Tags
Aeonium Mint succulent plant, Camellia tree, Christmas Cactus in bloom, Drought in Southern California, Indian Hawthorn shrub, Jade plant, Los Angeles/Southern California, Pencil or Firestick Succulent Plant, Potted fruit trees, Succulent Garden
In August, I shared my challenge of “Creating a drought-resistant garden in The City of Angels.” By October, I completed the painful task of uprooting the plants struggling to adapt to our extreme heat and drought. I’m happy to report that most of the plants have adjusted well to once-a-week watering, a fifty percent reduction.
Not surprisingly, the Aeonium Mint succulent plants suffered the most. I uprooted three plants in areas where they faced over four hours of intense afternoon sunlight. What a difference from their cousin, shown on the right, that receives only a few hours of direct sun in the morning!

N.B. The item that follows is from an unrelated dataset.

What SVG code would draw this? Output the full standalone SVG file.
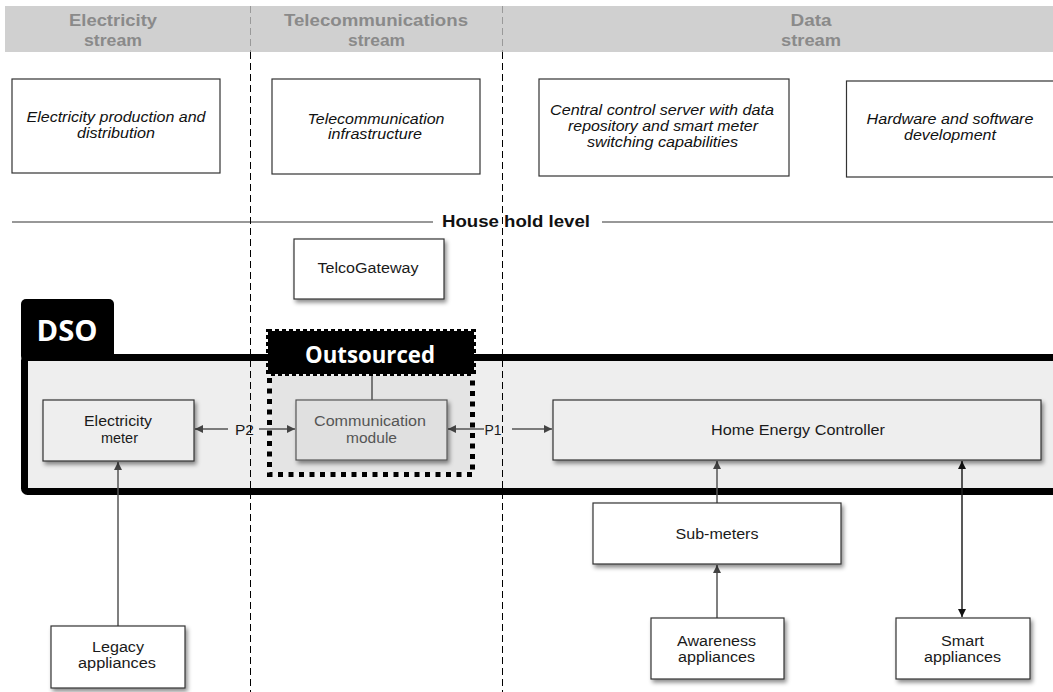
<svg xmlns="http://www.w3.org/2000/svg" width="1053" height="692" viewBox="0 0 1053 692">
  <defs>
    <filter id="shadow" x="-10%" y="-20%" width="125%" height="160%">
      <feDropShadow dx="2" dy="3" stdDeviation="2" flood-color="#000" flood-opacity="0.45"/>
    </filter>
    <marker id="arr" viewBox="0 0 10 10" refX="10" refY="5" markerWidth="8" markerHeight="8" markerUnits="userSpaceOnUse" orient="auto-start-reverse">
      <path d="M0,0 L10,5 L0,10 z" fill="#444"/>
    </marker>
    <marker id="arrDark" viewBox="0 0 10 10" refX="10" refY="5" markerWidth="8" markerHeight="8" markerUnits="userSpaceOnUse" orient="auto-start-reverse">
      <path d="M0,0 L10,5 L0,10 z" fill="#111"/>
    </marker>
  </defs>
  <style>
    .band { fill: #d0d0d0; }
    .head { font-family: "Liberation Sans", Arial, sans-serif; font-weight: bold; font-size: 16px; fill: #8a8a8a; text-anchor: middle; }
    .lane { stroke: #000; stroke-width: 1; stroke-dasharray: 7 4; fill: none; }
    .lane-light { stroke: #999; stroke-width: 1; stroke-dasharray: 7 4; fill: none; }
    .top { fill: #fff; stroke: #333; stroke-width: 1.2; }
    .ital { font-family: "Liberation Sans", Arial, sans-serif; font-style: italic; font-size: 14px; fill: #111; text-anchor: middle; }
    .node { fill: #fff; stroke: #333; stroke-width: 1.2; filter: url(#shadow); }
    .inner { fill: #eeeeee; stroke: #333; stroke-width: 1.2; filter: url(#shadow); }
    .comm { fill: #e0e0e0; stroke: #555; stroke-width: 1.2; filter: url(#shadow); }
    .lbl { font-family: "Liberation Sans", Arial, sans-serif; font-size: 14px; fill: #1a1a1a; text-anchor: middle; }
    .lbl-grey { font-family: "Liberation Sans", Arial, sans-serif; font-size: 14px; fill: #555; text-anchor: middle; }
    .level { font-family: "Liberation Sans", Arial, sans-serif; font-weight: bold; font-size: 16px; fill: #111; text-anchor: middle; }
    .tag { font-family: "Open Sans", "DejaVu Sans", sans-serif; font-weight: bold; fill: #fff; text-anchor: middle; }
    .wire { stroke: #555; stroke-width: 1.5; fill: none; }
    .wire-dark { stroke: #222; stroke-width: 1.5; fill: none; }
  </style>

  <rect width="1053" height="692" fill="#fff"/>

  <!-- stream header band -->
  <g id="stream-header">
    <rect class="band" x="5" y="6" width="1048" height="46"/>
    <text class="head" x="113" y="25.5" textLength="88" lengthAdjust="spacingAndGlyphs">Electricity</text>
    <text class="head" x="113" y="45.5" textLength="58" lengthAdjust="spacingAndGlyphs">stream</text>
    <text class="head" x="376" y="25.5" textLength="184" lengthAdjust="spacingAndGlyphs">Telecommunications</text>
    <text class="head" x="376.5" y="45.5" textLength="57" lengthAdjust="spacingAndGlyphs">stream</text>
    <text class="head" x="811" y="25.5" textLength="41" lengthAdjust="spacingAndGlyphs">Data</text>
    <text class="head" x="811" y="45.5" textLength="60" lengthAdjust="spacingAndGlyphs">stream</text>
  </g>

  <!-- household divider -->
  <g id="household-level">
    <line x1="12" y1="222" x2="433" y2="222" stroke="#333" stroke-width="1.2"/>
    <line x1="602" y1="222" x2="1053" y2="222" stroke="#333" stroke-width="1.2"/>
    <text class="level" x="516" y="227" textLength="148" lengthAdjust="spacingAndGlyphs">House hold level</text>
  </g>

  <!-- DSO domain frame -->
  <g id="dso">
    <rect x="21" y="299" width="93" height="62" rx="5" fill="#000"/>
    <rect x="24.5" y="357.5" width="1045" height="134" rx="3" fill="#eeeeee"/>
    <text class="tag" x="67" y="341" font-size="29" textLength="61" lengthAdjust="spacingAndGlyphs">DSO</text>
  </g>

  <!-- stream separators -->
  <g id="lanes">
    <line class="lane" x1="250.5" y1="52" x2="250.5" y2="692"/>
    <line class="lane" x1="502.5" y1="52" x2="502.5" y2="692"/>
    <line class="lane-light" x1="250.5" y1="6" x2="250.5" y2="52"/>
    <line class="lane-light" x1="502.5" y1="6" x2="502.5" y2="52"/>
  </g>

  <rect x="24.5" y="357.5" width="1045" height="134" rx="3" fill="none" stroke="#000" stroke-width="7"/>

  <!-- outsourced area -->
  <g id="outsourced">
    <rect x="272" y="376" width="198" height="96" fill="#e4e4e4"/>
    <path d="M269.5,378 V474.5 H472.5 V378" fill="none" stroke="#000" stroke-width="5" stroke-dasharray="5 5.5"/>
    <rect x="268" y="331" width="206" height="43" fill="#000" stroke="#000" stroke-width="4" stroke-dasharray="4 3"/>
    <text class="tag" x="370" y="363" font-size="23" textLength="130" lengthAdjust="spacingAndGlyphs">Outsourced</text>
  </g>

  <!-- upstream boxes -->
  <g id="electricity-production">
    <rect class="top" x="12" y="79" width="208" height="94"/>
    <text class="ital" x="116" y="122" textLength="179" lengthAdjust="spacingAndGlyphs">Electricity production and</text>
    <text class="ital" x="116" y="138" textLength="78" lengthAdjust="spacingAndGlyphs">distribution</text>
  </g>
  <g id="telecom-infrastructure">
    <rect class="top" x="272" y="79" width="208" height="95"/>
    <text class="ital" x="376" y="124" textLength="137" lengthAdjust="spacingAndGlyphs">Telecommunication</text>
    <text class="ital" x="375" y="139" textLength="94" lengthAdjust="spacingAndGlyphs">infrastructure</text>
  </g>
  <g id="central-server">
    <rect class="top" x="539" y="79" width="250" height="97"/>
    <text class="ital" x="662" y="115" textLength="224" lengthAdjust="spacingAndGlyphs">Central control server with data</text>
    <text class="ital" x="663" y="131" textLength="190" lengthAdjust="spacingAndGlyphs">repository and smart meter</text>
    <text class="ital" x="662.5" y="147" textLength="151" lengthAdjust="spacingAndGlyphs">switching capabilities</text>
  </g>
  <g id="hw-sw-development">
    <rect class="top" x="846.5" y="81" width="220" height="96"/>
    <text class="ital" x="950" y="124" textLength="167" lengthAdjust="spacingAndGlyphs">Hardware and software</text>
    <text class="ital" x="950" y="140" textLength="92" lengthAdjust="spacingAndGlyphs">development</text>
  </g>

  <!-- connectors -->
  <g id="connectors">
    <line class="wire" x1="372" y1="376" x2="372" y2="400"/>
    <line class="wire" x1="118" y1="626" x2="118" y2="462" marker-end="url(#arr)"/>
    <line class="wire" x1="228" y1="429" x2="195" y2="429" marker-end="url(#arr)"/>
    <line class="wire" x1="259" y1="429" x2="295" y2="429" marker-end="url(#arr)"/>
    <line class="wire" x1="484" y1="429" x2="448" y2="429" marker-end="url(#arr)"/>
    <line class="wire" x1="512" y1="429" x2="552" y2="429" marker-end="url(#arr)"/>
    <line class="wire" x1="717" y1="503" x2="717" y2="461" marker-end="url(#arr)"/>
    <line class="wire" x1="717" y1="618" x2="717" y2="565" marker-end="url(#arr)"/>
    <line class="wire-dark" x1="962" y1="461" x2="962" y2="617" marker-start="url(#arrDark)" marker-end="url(#arrDark)"/>
    <text class="lbl" x="244.5" y="435" textLength="19" lengthAdjust="spacingAndGlyphs">P2</text>
    <text class="lbl" x="493" y="435" textLength="17" lengthAdjust="spacingAndGlyphs">P1</text>
  </g>

  <!-- household nodes -->
  <g id="telco-gateway">
    <rect class="node" x="294" y="239" width="150" height="60"/>
    <text class="lbl" x="368" y="273" textLength="101" lengthAdjust="spacingAndGlyphs">TelcoGateway</text>
  </g>
  <g id="electricity-meter">
    <rect class="inner" x="43" y="400" width="151" height="61"/>
    <text class="lbl" x="118" y="426" textLength="68" lengthAdjust="spacingAndGlyphs">Electricity</text>
    <text class="lbl" x="119.5" y="443" textLength="37" lengthAdjust="spacingAndGlyphs">meter</text>
  </g>
  <g id="communication-module">
    <rect class="comm" x="296" y="400" width="151" height="60"/>
    <text class="lbl-grey" x="370" y="426" textLength="112" lengthAdjust="spacingAndGlyphs">Communication</text>
    <text class="lbl-grey" x="371.5" y="443" textLength="51" lengthAdjust="spacingAndGlyphs">module</text>
  </g>
  <g id="home-energy-controller">
    <rect class="inner" x="553" y="400" width="488" height="60"/>
    <text class="lbl" x="798" y="435" textLength="174" lengthAdjust="spacingAndGlyphs">Home Energy Controller</text>
  </g>
  <g id="sub-meters">
    <rect class="node" x="593" y="503" width="248" height="61"/>
    <text class="lbl" x="717" y="539" textLength="83" lengthAdjust="spacingAndGlyphs">Sub-meters</text>
  </g>
  <g id="awareness-appliances">
    <rect class="node" x="651" y="618" width="133" height="61"/>
    <text class="lbl" x="716.5" y="646" textLength="79" lengthAdjust="spacingAndGlyphs">Awareness</text>
    <text class="lbl" x="716.5" y="662" textLength="77" lengthAdjust="spacingAndGlyphs">appliances</text>
  </g>
  <g id="smart-appliances">
    <rect class="node" x="896" y="618" width="134" height="61"/>
    <text class="lbl" x="962.5" y="646" textLength="43" lengthAdjust="spacingAndGlyphs">Smart</text>
    <text class="lbl" x="962.5" y="662" textLength="77" lengthAdjust="spacingAndGlyphs">appliances</text>
  </g>
  <g id="legacy-appliances">
    <rect class="node" x="51" y="626" width="134" height="62"/>
    <text class="lbl" x="118" y="652" textLength="52" lengthAdjust="spacingAndGlyphs">Legacy</text>
    <text class="lbl" x="117" y="668" textLength="78" lengthAdjust="spacingAndGlyphs">appliances</text>
  </g>
</svg>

The expansive, five-foot-tall Pencil or Firestick plants have all partially collapsed. After cutting off the collapsed branches and trimming the fleshy stems, I fortified the remaining branches with wooden sticks, as shown in the photo below. The Firestick is my favorite succulent plant for adding height and color—red, orange, yellow, and green—to a succulent garden with few seasonal flowering plants.
The ten-year-old, three-foot-tall jade plant, rooted in the ground, is also not happy with water rationing. On Thanksgiving Day, another branch collapsed. I sliced off the branch and did a general pruning to reduce the weight on the remaining branches. To prevent another collapse, I secured all the branches together with green ribbon, as pictured below. I’m considering the painful choice of cutting down the plant; I will wait and see if it recovers with less evaporation over the winter months.
The potted jade is doing very well. I marvel at the way plants adapt to the confining space. As shown in the photo to the right, the leaves with orange edges are much smaller than its all-green, earth-rooted relative.


I reserve the gray water I save after domestic use for my son’s three potted fruit trees—guava, lime, and orange—as well as my vegetable plants. The infrequent visits of Mother Nature’s pollinators have been the greatest constraint for our dwarfed fruit trees. After several years of watching their blossoms fall from the stems, I was surprised this year to see the appearance of two oranges, five guavas, and several limes. The lime tree has shed most of its leaves following the drop in temperatures.



The Christmas Cactus is now in full bloom, adding color to my garden plot. But it’s the Camellia trees—now laden with buds and early flowers of pink, red and white—and an Indian Hawthorn shrub that steal the show at this time of the year. (All photos were taken on December 8.)



NOTE: The captioned photo is a section of our largest garden plot, located across from my apartment.